En el transcurso de los años muchas jóvenes mujeres intentaron y consiguieron participar junto a los hombres como nazarenas, o sea con capa y capirote, y con zapatillas más cómodas de llevar, porque también las mujeres tienen derecho a hacer penitencia. Claro que los que rezaban en las aceras al paso de las procesiones no tenían ya la posibilidad de distraerse con la belleza de la portadora de tales vestimentas. Eran nazarenos y nazarenas, pero para el espectador, eran todos iguales: capa, túnica y capirote. Podríamos llamarles también y según la jerigonza de los usuarios de los móviles y redes sociales, “nazaren@s”. No sé si he acertado y si mis sufridos lectores me entenderán.

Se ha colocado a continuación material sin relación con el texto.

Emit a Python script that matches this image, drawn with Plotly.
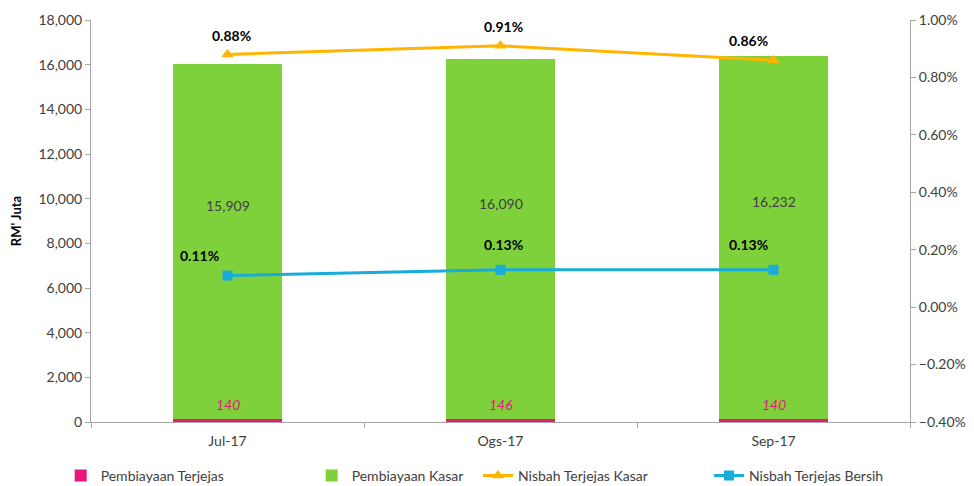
import plotly.graph_objects as go

categories = ["Jul-17", "Ogs-17", "Sep-17"]
pembiayaan_terjejas = [140, 146, 140]
pembiayaan_kasar = [15909, 16090, 16232]
nisbah_kasar = [0.0088, 0.0091, 0.0086]
nisbah_bersih = [0.0011, 0.0013, 0.0013]

FONT = "Lato"
PINK = "#E8177C"
GREEN = "#7FD13B"
ORANGE = "#FFB500"
BLUE = "#17ACDA"
AX = "#A6A6A6"
TXT = "#404040"

# label offsets (px) for percentage labels: styling only
kasar_shift = [(4, 19), (3, 19), (-25, 20)]
bersih_shift = [(-28, 20), (3, 25), (-25, 25)]

fig = go.Figure()
fig.add_trace(go.Bar(x=categories, y=pembiayaan_terjejas, name="Pembiayaan Terjejas",
                     marker=dict(color=PINK, line=dict(width=0)), legend="legend"))
fig.add_trace(go.Bar(x=categories, y=pembiayaan_kasar, name="Pembiayaan Kasar",
                     marker=dict(color=GREEN, line=dict(width=0)), legend="legend"))
fig.add_trace(go.Scatter(x=categories, y=nisbah_kasar, name="Nisbah Terjejas Kasar", yaxis="y2",
                         mode="lines+markers", legend="legend2",
                         line=dict(color=ORANGE, width=3),
                         marker=dict(symbol="triangle-up", size=11, color=ORANGE)))
fig.add_trace(go.Scatter(x=categories, y=nisbah_bersih, name="Nisbah Terjejas Bersih", yaxis="y2",
                         mode="lines+markers", legend="legend2",
                         line=dict(color=BLUE, width=3),
                         marker=dict(symbol="square", size=10, color=BLUE)))

annotations = []
for c, p, g in zip(categories, pembiayaan_terjejas, pembiayaan_kasar):
    annotations.append(dict(x=c, y=p + g * 0.6, text=f"{g:,}", showarrow=False,
                            font=dict(family=FONT, size=14, color=TXT)))
    annotations.append(dict(x=c, y=p, text=f"<i>{p}</i>", showarrow=False, yshift=14,
                            font=dict(family=FONT, size=14, color=PINK)))
for series, shifts in ((nisbah_kasar, kasar_shift), (nisbah_bersih, bersih_shift)):
    for c, v, (dx, dy) in zip(categories, series, shifts):
        annotations.append(dict(x=c, y=v, yref="y2", text=f"<b>{v*100:.2f}%</b>", showarrow=False,
                                xshift=dx, yshift=dy,
                                font=dict(family=FONT, size=14, color="#000000")))

legend_common = dict(orientation="h", y=-0.134, yanchor="middle", xanchor="left",
                     entrywidthmode="pixels", bgcolor="rgba(0,0,0,0)",
                     font=dict(family=FONT, size=14, color=TXT), traceorder="normal")

# page body has an 8px margin: figure is 966x478 placed at (8, 8)
fig.update_layout(
    width=966, height=478,
    margin=dict(l=83, r=64, t=12, b=64, autoexpand=False),
    plot_bgcolor="white", paper_bgcolor="white",
    barmode="stack", bargap=0.6,
    font=dict(family=FONT, size=14, color=TXT),
    xaxis=dict(showline=True, linecolor=AX, linewidth=1, ticks="outside", tickcolor=AX,
               ticklen=5, tickson="boundaries", showgrid=False, ticklabelstandoff=6,
               tickfont=dict(family=FONT, size=14, color=TXT)),
    yaxis=dict(range=[0, 18000], dtick=2000, tickformat=",", showline=True, linecolor=AX,
               ticks="outside", tickcolor=AX, ticklen=5, showgrid=False, zeroline=False,
               title=dict(text="<b>RM' Juta</b>", font=dict(family=FONT, size=13, color="#000000"), standoff=14),
               tickfont=dict(family=FONT, size=14, color=TXT)),
    yaxis2=dict(range=[-0.004, 0.01], dtick=0.002, tickformat=".2%", overlaying="y", side="right",
                showline=True, linecolor=AX, ticks="outside", tickcolor=AX, ticklen=5,
                showgrid=False, zeroline=False,
                tickfont=dict(family=FONT, size=14, color=TXT)),
    legend=dict(legend_common, x=-0.037, entrywidth=206),
    legend2=dict(legend_common, x=0.4725, entrywidth=186),
    annotations=annotations,
)

fig.write_html("out.html")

Perdón, ahora llego a lo del decreto. La noticia es ésta: el arzobispo de Sevilla, Juan José Asenjo, ha publicado un decreto por el que acaba con los focos de resistencia que persistían en algunas cofradías sevillanas en torno a la integración de las mujeres como nazarenas en las procesiones de penitencia. Mi mujer y yo conocimos en su día al anterior arzobispo, el Cardenal Amigo Vallejo. Recuerdo que él quiso poner freno a la capacidad de las cofradías para dictar sus propias normas, y parece que en el año 2001 publicó una “Exhortación” indicando a los señores cofrades el camino a seguir. Según leo, la mayoría de las cofradías le hicieron caso; pero algunas siguieron en sus trece, dejando a las mujeres fuera de la fila. En la próxima Semana Santa, y por decreto del nuevo obispo, tendrán las mujeres su sitio en estas filas de penitentes sevillanos. Aunque no me gusta lo del “decretazo”, me pregunto que con qué derecho se privaba a las mujeres de ser nazarenas, si querían hacer penitencia por nuestros pecados y por los suyos. Tendría que preguntar a Carlos III, que fue el primer legislador sobre los desfiles procesionales y los vestidos de los penitentes.

La otra cuestión de estos días pasados, esta vez en Alemania, ha sido la discusión entre dos ministras del gobierno de la señora Merkel, intentando consensuar un decreto para fijar una “cuota femenina” en la que se fijara el número de mujeres que deben estar en los consejos de administración de las grandes empresas. Otra vez, obligando a las mujeres a tener “su sitio” por decreto. Me ha llamado la atención que las dos ministras alemanas, ambas del partido cristiano demócrata hayan querido seguir por las huellas de los socialistas españoles, intentando llevar al parlamento semejante decreto-ley. La señora Merkel ha dado por zanjada la cuestión, señalando que el tema no es prioritario. Bastante tiene ella con la crisis del euro y las tensiones actuales en el Mediterráneo. Quiero imaginar que, en privado, les diría a sus compañeras de gabinete que siguieran su ejemplo: ella es la Jefa en Alemania, y para ello no ha necesitado cuota alguna al respecto. El que sabe, sabe.

Esta cuestión de los decretos me ha recordado la figura del Papa polaco, Juan Pablo II. En su visión magistral sobre los signos de los tiempos, y al escribir sobre la dignidad de la mujer en este tiempo de cambios, afirmaba que “la dignidad de la mujer se relaciona íntimamente con el amor que recibe por su femineidad y también con el amor que, a su vez, ella da. Así se confirma la verdad sobre la persona y sobre el amor. …. La mujer no puede encontrarse a sí misma si no es dando amor a los demás.” (Mulieris Dignitatem, 30). Ojalá que las nazarenas y las futuras directoras generales de mi historia hayan leído esta Carta Apostólica del Papa Wojtyla. Para ello no necesitan ningún decreto.